Talent Strategy: Building the Workforce Required for 2026
Technology leaders frequently cite talent shortages as one of their biggest constraints. As AI, cybersecurity, cloud engineering, and advanced analytics become more central to business strategy, the demand for skilled professionals will intensify.
CIOs should focus their 2026 talent plans on three priorities: capability development, role redesign, and strategic hiring. Capability development includes upskilling and reskilling internal teams, particularly in data governance, AI implementation, and cloud optimization. Role redesign may involve transitioning certain positions toward automation oversight, model evaluation, or cross-functional integration. Strategic hiring focuses on specialized roles that cannot be developed internally fast enough, such as cloud security architects or machine learning engineers.
Organizations that anticipate these needs early will outperform those that rely on last-minute recruitment.
Improving Data Architecture for Enterprise Intelligence
As CIOs build their 2026 playbooks, one truth is becoming impossible to ignore: without clean, integrated, accessible data, AI and analytics cannot deliver meaningful value. Data modernization is no longer optional.
CIOs should evaluate whether the organization has a single version of truth, how data flows between systems, and whether governance policies are consistently enforced. A unified analytics layer, supported by structured pipelines and consistent definitions, will be essential to ensuring business leaders trust the insights they receive.
This aligns directly with the ideas explored in Transitioning From Data Chaos to Enterprise Intelligence and will become even more important as 2026 initiatives accelerate.
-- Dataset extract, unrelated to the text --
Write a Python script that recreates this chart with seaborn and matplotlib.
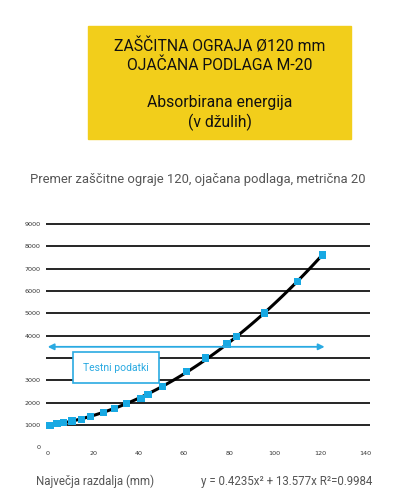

Building a Finance-Aligned Technology Investment Strategy
Finally, CIOs must ensure that their 2026 investments align with the organization’s financial strategy. In periods of economic uncertainty, boards and CFOs often demand stronger justification for technology spending. CIOs who can articulate the return on modernization, automation, and AI investments will have a significant advantage.
This requires a clear view of cost-to-serve, system redundancy, productivity gains, and risk reduction. It also requires transparency in how each technology investment supports long-term organizational resilience.
Looking Ahead to 2026
A strong CIO playbook for 2026 is built on clarity, alignment, and readiness. It prioritizes foundational capabilities that enable future innovation. It recognizes that modernization is a prerequisite for AI and analytics. And it treats cybersecurity, data quality, and talent development as essential components of enterprise leadership.
CIOs who finalize these priorities before year-end will enter 2026 with focus, momentum, and confidence — and will be far more equipped to guide their organizations through the next wave of transformation.